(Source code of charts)
------------
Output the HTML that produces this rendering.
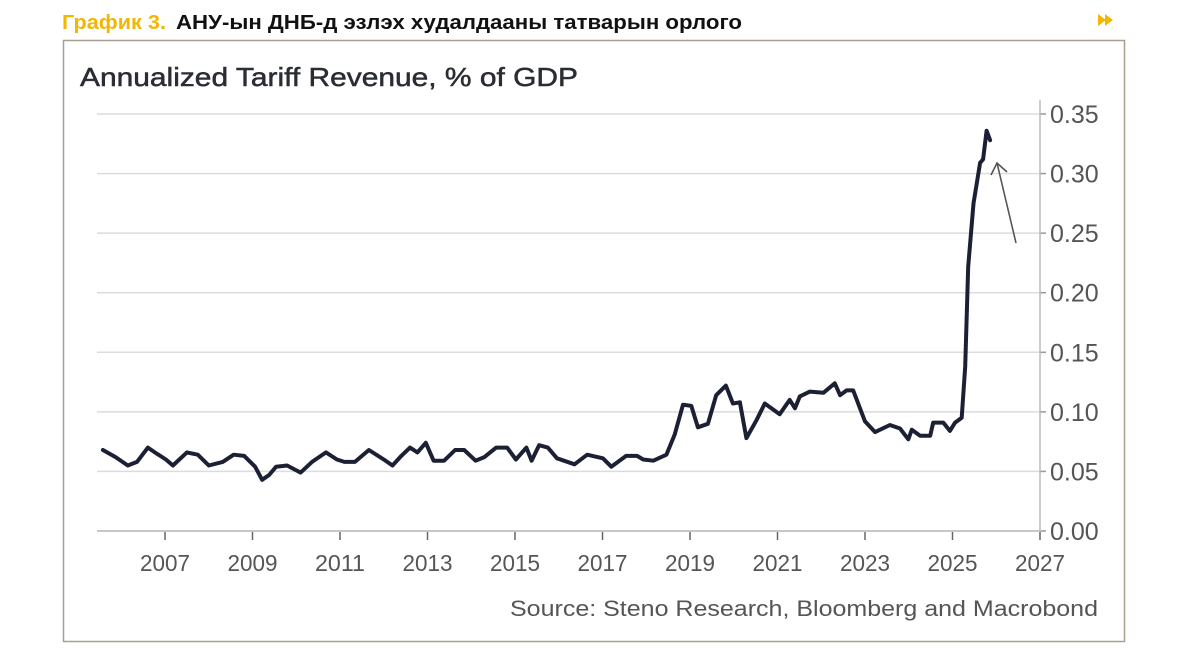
<!DOCTYPE html>
<html><head><meta charset="utf-8"><style>
html,body{margin:0;padding:0;background:#fff;}
svg{display:block;font-family:"Liberation Sans",sans-serif;}
</style></head><body>
<svg id="chart" width="1200" height="670" viewBox="0 0 1200 670">
<rect x="0" y="0" width="1200" height="670" fill="#fff"/>
<text x="62" y="29" font-size="20" font-weight="bold" fill="#f2b705" textLength="104" lengthAdjust="spacingAndGlyphs">График 3.</text>
<text x="176" y="29" font-size="20" font-weight="bold" fill="#111" textLength="566" lengthAdjust="spacingAndGlyphs">АНУ-ын ДНБ-д эзлэх худалдааны татварын орлого</text>
<g fill="#f2b705">
<polygon points="1098,14 1106,20 1098,26"/>
<polygon points="1105,14 1113,20 1105,26"/>
</g>
<rect x="63.5" y="40.5" width="1061" height="601" fill="none" stroke="#a89f90" stroke-width="1.5"/>
<text x="80" y="86" font-size="26" fill="#2a2d33" stroke="#2a2d33" stroke-width="0.5" textLength="498" lengthAdjust="spacingAndGlyphs">Annualized Tariff Revenue, % of GDP</text>
<g id="grid"></g>
<g id="xaxis"></g>
<g id="yaxis"></g>
<path id="line" fill="none" stroke="#1b2034" stroke-width="4" stroke-linejoin="round" stroke-linecap="round"/>
<g stroke="#555" stroke-width="1.6" fill="none">
<line x1="1016" y1="243" x2="997" y2="163"/>
<polyline points="991,175 997,163 1007,172"/>
</g>
<text x="1098" y="616" font-size="22" fill="#555" text-anchor="end" textLength="588" lengthAdjust="spacingAndGlyphs">Source: Steno Research, Bloomberg and Macrobond</text>
</svg>
<script>
const yTicks=[0,0.05,0.10,0.15,0.20,0.25,0.30,0.35];
const yTickLabels=["0.00","0.05","0.10","0.15","0.20","0.25","0.30","0.35"];
const xTicks=[2007,2009,2011,2013,2015,2017,2019,2021,2023,2025,2027];
const dates=[2005.58,2005.87,2006.15,2006.36,2006.61,2006.81,2007.02,2007.18,2007.5,2007.75,2008.0,2008.32,2008.57,2008.81,2009.06,2009.22,2009.38,2009.54,2009.79,2010.1,2010.36,2010.68,2010.93,2011.1,2011.34,2011.66,2012.0,2012.2,2012.4,2012.6,2012.77,2012.96,2013.14,2013.38,2013.63,2013.84,2014.1,2014.3,2014.57,2014.82,2015.02,2015.26,2015.38,2015.55,2015.75,2015.96,2016.36,2016.65,2017.01,2017.2,2017.54,2017.79,2017.93,2018.16,2018.46,2018.65,2018.84,2019.03,2019.18,2019.41,2019.6,2019.82,2019.98,2020.14,2020.29,2020.52,2020.71,2021.05,2021.28,2021.4,2021.51,2021.74,2022.05,2022.31,2022.43,2022.58,2022.73,2023.0,2023.23,2023.57,2023.8,2023.99,2024.07,2024.26,2024.49,2024.56,2024.79,2024.94,2025.06,2025.21,2025.29,2025.36,2025.48,2025.63,2025.7,2025.78,2025.86];
const values=[0.068,0.062,0.055,0.058,0.070,0.065,0.060,0.055,0.066,0.064,0.055,0.058,0.064,0.063,0.054,0.043,0.047,0.054,0.055,0.049,0.058,0.066,0.060,0.058,0.058,0.068,0.060,0.055,0.063,0.070,0.066,0.074,0.059,0.059,0.068,0.068,0.059,0.062,0.070,0.070,0.060,0.070,0.059,0.072,0.070,0.061,0.056,0.064,0.061,0.054,0.063,0.063,0.060,0.059,0.064,0.081,0.106,0.105,0.087,0.090,0.114,0.122,0.107,0.108,0.078,0.093,0.107,0.098,0.110,0.103,0.113,0.117,0.116,0.124,0.114,0.118,0.118,0.092,0.083,0.089,0.086,0.077,0.085,0.080,0.080,0.091,0.091,0.084,0.091,0.095,0.138,0.222,0.275,0.309,0.312,0.336,0.328];

const NS="http://www.w3.org/2000/svg";
function xScale(yr){return 165+(yr-2007)*43.75;}
function yScale(v){return 531-v*(417/0.35);}
function mk(tag,attrs,parent){const e=document.createElementNS(NS,tag);for(const k in attrs)e.setAttribute(k,attrs[k]);parent.appendChild(e);return e;}
const grid=document.getElementById('grid'),ya=document.getElementById('yaxis'),xa=document.getElementById('xaxis');
yTicks.forEach((t,i)=>{
  const y=yScale(t);
  const g=mk('line',{x1:97,x2:1040,y1:y,y2:y,stroke:i===0?'#c8c8c8':'#dcdcdc','stroke-width':i===0?2:1.5},grid);
  
  
  const tk=mk('line',{x1:1040,x2:1046,y1:y,y2:y,stroke:'#999','stroke-width':1.5},ya);
  
  
  const tx=mk('text',{x:1050,y:y+9,'font-size':25,fill:'#555'},ya);
  tx.textContent=yTickLabels[i];
  
  
});
const ax=mk('line',{x1:1040,x2:1040,y1:100,y2:531,stroke:'#bbb','stroke-width':1.5},ya);


xTicks.forEach(t=>{
  const x=xScale(t);
  const tk=mk('line',{x1:x,x2:x,y1:532,y2:540,stroke:'#666','stroke-width':1.5},xa);
  
  
  const tx=mk('text',{x:x,y:571,'font-size':23,fill:'#555','text-anchor':'middle',textLength:50,lengthAdjust:'spacingAndGlyphs'},xa);
  tx.textContent=String(t);
  
  
});
let d='';
dates.forEach((yr,i)=>{d+=(i?'L':'M')+xScale(yr).toFixed(1)+','+yScale(values[i]).toFixed(1);});
document.getElementById('line').setAttribute('d',d);
</script>
</body></html>
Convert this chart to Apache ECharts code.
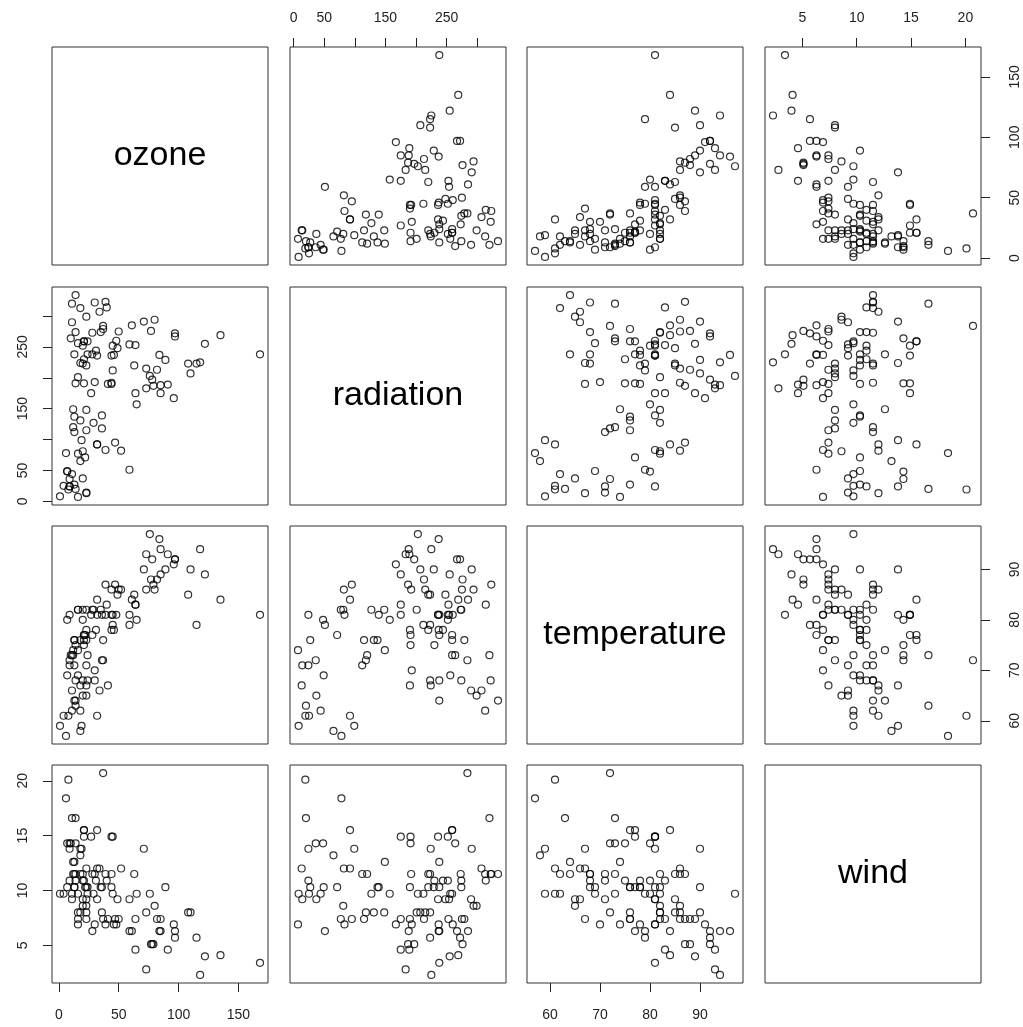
<!DOCTYPE html>
<html>
<head>
<meta charset="utf-8">
<script src="https://cdn.jsdelivr.net/npm/echarts@6/dist/echarts.min.js"></script>
<style>html,body{margin:0;padding:0;background:#fff;}#chart{width:1023px;height:1027px;}</style>
</head>
<body>
<div id="chart"></div>
<script>
// environmental data (111 complete observations)
const ozone = [41,36,12,18,23,19,8,16,11,14,18,14,34,6,30,11,1,11,4,32,23,45,115,37,29,71,39,23,21,37,20,12,13,135,49,32,64,40,77,97,97,85,10,27,7,48,35,61,79,63,16,80,108,20,52,82,50,64,59,39,9,16,122,89,110,44,28,65,22,59,23,31,44,21,9,45,168,73,76,118,84,85,96,78,73,91,47,32,20,23,21,24,44,21,28,9,13,46,18,13,24,16,13,23,36,7,14,30,14,18,20];
const radiation = [190,118,149,313,299,99,19,256,290,274,65,334,307,78,322,44,8,320,25,92,13,252,223,279,127,291,323,148,191,284,37,120,137,269,248,236,175,314,276,267,272,175,264,175,48,260,274,285,187,220,7,294,223,81,82,213,275,253,254,83,24,77,255,229,207,192,273,157,71,51,115,244,190,259,36,212,238,215,203,225,237,188,167,197,183,189,95,92,252,220,230,259,236,259,238,24,112,237,224,27,238,201,238,14,139,49,20,193,191,131,223];
const temperature = [67,72,74,62,65,59,61,69,66,68,58,64,66,57,68,62,59,73,61,61,67,81,79,76,82,90,87,82,77,72,65,73,76,84,85,81,83,83,88,92,92,89,73,81,80,81,82,84,87,85,74,86,85,82,86,88,86,83,81,81,81,82,89,90,90,86,82,80,77,79,76,78,78,77,72,79,81,86,97,94,96,94,91,92,93,93,87,84,80,78,75,73,81,76,77,71,71,78,67,76,68,82,64,71,81,69,63,70,75,76,68];
const wind = [7.4,8.0,12.6,11.5,8.6,13.8,20.1,9.7,9.2,10.9,13.2,11.5,12.0,18.4,11.5,9.7,9.7,16.6,9.7,12.0,12.0,14.9,5.7,7.4,9.7,13.8,11.5,8.0,14.9,20.7,9.2,11.5,10.3,4.1,9.2,9.2,4.6,10.9,5.1,6.3,5.7,7.4,14.3,14.9,14.3,6.9,10.3,6.3,5.1,11.5,6.9,8.6,8.0,8.6,12.0,7.4,7.4,7.4,9.2,6.9,13.8,7.4,4.0,10.3,8.0,11.5,11.5,9.7,10.3,6.3,7.4,10.9,10.3,15.5,14.3,9.7,3.4,8.0,9.7,2.3,6.3,6.3,6.9,5.1,2.8,4.6,7.4,15.5,10.9,10.3,10.9,9.7,14.9,15.5,6.3,10.9,11.5,6.9,13.8,10.3,10.3,8.0,12.6,9.2,10.3,10.3,16.6,6.9,14.3,8.0,11.5];

const varNames = ['ozone', 'radiation', 'temperature', 'wind'];
const ozoneTicks = [0, 50, 100, 150];
const ozoneLabels = [0, 50, 100, 150];
const radiationTicks = [0, 50, 100, 150, 200, 250, 300];
const radiationLabels = [0, 50, 150, 250];
const temperatureTicks = [60, 70, 80, 90];
const temperatureLabels = [60, 70, 80, 90];
const windTicks = [5, 10, 15, 20];
const windLabels = [5, 10, 15, 20];

const vars = [ozone, radiation, temperature, wind];
const ticks = [ozoneTicks, radiationTicks, temperatureTicks, windTicks];
const labels = [ozoneLabels, radiationLabels, temperatureLabels, windLabels];

// R-style 4% range extension
function rng(a) {
  const lo = Math.min(...a), hi = Math.max(...a), d = (hi - lo) * 0.04;
  return [lo - d, hi + d];
}
const ranges = vars.map(rng);

const colLeft = [52, 290, 527, 765];
const rowTop = [47, 287, 526, 765];
const panelW = 216, panelH = 218;
const FONT = "'Liberation Sans', Arial, Helvetica, sans-serif";
const marginFor = { top: 22, bottom: 25, left: 22, right: 27 };

const grids = [], xAxes = [], yAxes = [], series = [], graphics = [];

function axisCfg(v, show, position, isY) {
  const base = {
    type: 'value', min: ranges[v][0], max: ranges[v][1],
    splitLine: { show: false }, scale: true,
    axisLine: { show: false, onZero: false }
  };
  if (!show) { base.show = false; return base; }
  return Object.assign(base, {
    position: position,
    axisTick: { show: true, inside: false, length: 9, customValues: ticks[v], lineStyle: { color: '#222', width: 1 } },
    axisLabel: {
      show: true, customValues: labels[v], margin: marginFor[position],
      color: '#222', fontSize: 14, fontFamily: FONT,
      rotate: isY ? 90 : 0
    }
  });
}

for (let i = 0; i < 4; i++) {
  for (let j = 0; j < 4; j++) {
    const k = i * 4 + j;
    grids.push({
      left: colLeft[j], top: rowTop[i], width: panelW, height: panelH,
      show: true, borderColor: '#333', borderWidth: 1, backgroundColor: 'transparent',
      containLabel: false, outerBoundsMode: 'none'
    });
    let xShow = false, xPos = 'bottom';
    if (i === 0 && (j === 1 || j === 3)) { xShow = true; xPos = 'top'; }
    if (i === 3 && (j === 0 || j === 2)) { xShow = true; xPos = 'bottom'; }
    let yShow = false, yPos = 'left';
    if (j === 0 && (i === 1 || i === 3)) { yShow = true; yPos = 'left'; }
    if (j === 3 && (i === 0 || i === 2)) { yShow = true; yPos = 'right'; }
    const xa = axisCfg(j, xShow, xPos, false); xa.gridIndex = k;
    const ya = axisCfg(i, yShow, yPos, true); ya.gridIndex = k;
    xAxes.push(xa); yAxes.push(ya);
    if (i === j) {
      graphics.push({
        type: 'text', x: colLeft[j] + panelW / 2, y: rowTop[i] + panelH / 2,
        style: { text: varNames[i], fontSize: 34, fontFamily: FONT, fill: '#000', align: 'center', verticalAlign: 'middle' }
      });
    } else {
      const xs = vars[j], ys = vars[i];
      series.push({
        type: 'scatter', xAxisIndex: k, yAxisIndex: k,
        data: xs.map((x, n) => [x, ys[n]]),
        symbol: 'circle', symbolSize: 7,
        itemStyle: { color: 'rgba(0,0,0,0)', borderColor: '#000', borderWidth: 1.2 },
        silent: true
      });
    }
  }
}

const chart = echarts.init(document.getElementById('chart'), null, { renderer: 'canvas' });
chart.setOption({
  backgroundColor: '#fff',
  animation: false,
  grid: grids, xAxis: xAxes, yAxis: yAxes, series: series,
  graphic: graphics
});
</script>
</body>
</html>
------------
## Written exercise
Write out every line of the preceding listing that contains "this".

## Answer in full
Output the HTML that produces this rendering.
Convert this chart to Apache ECharts code.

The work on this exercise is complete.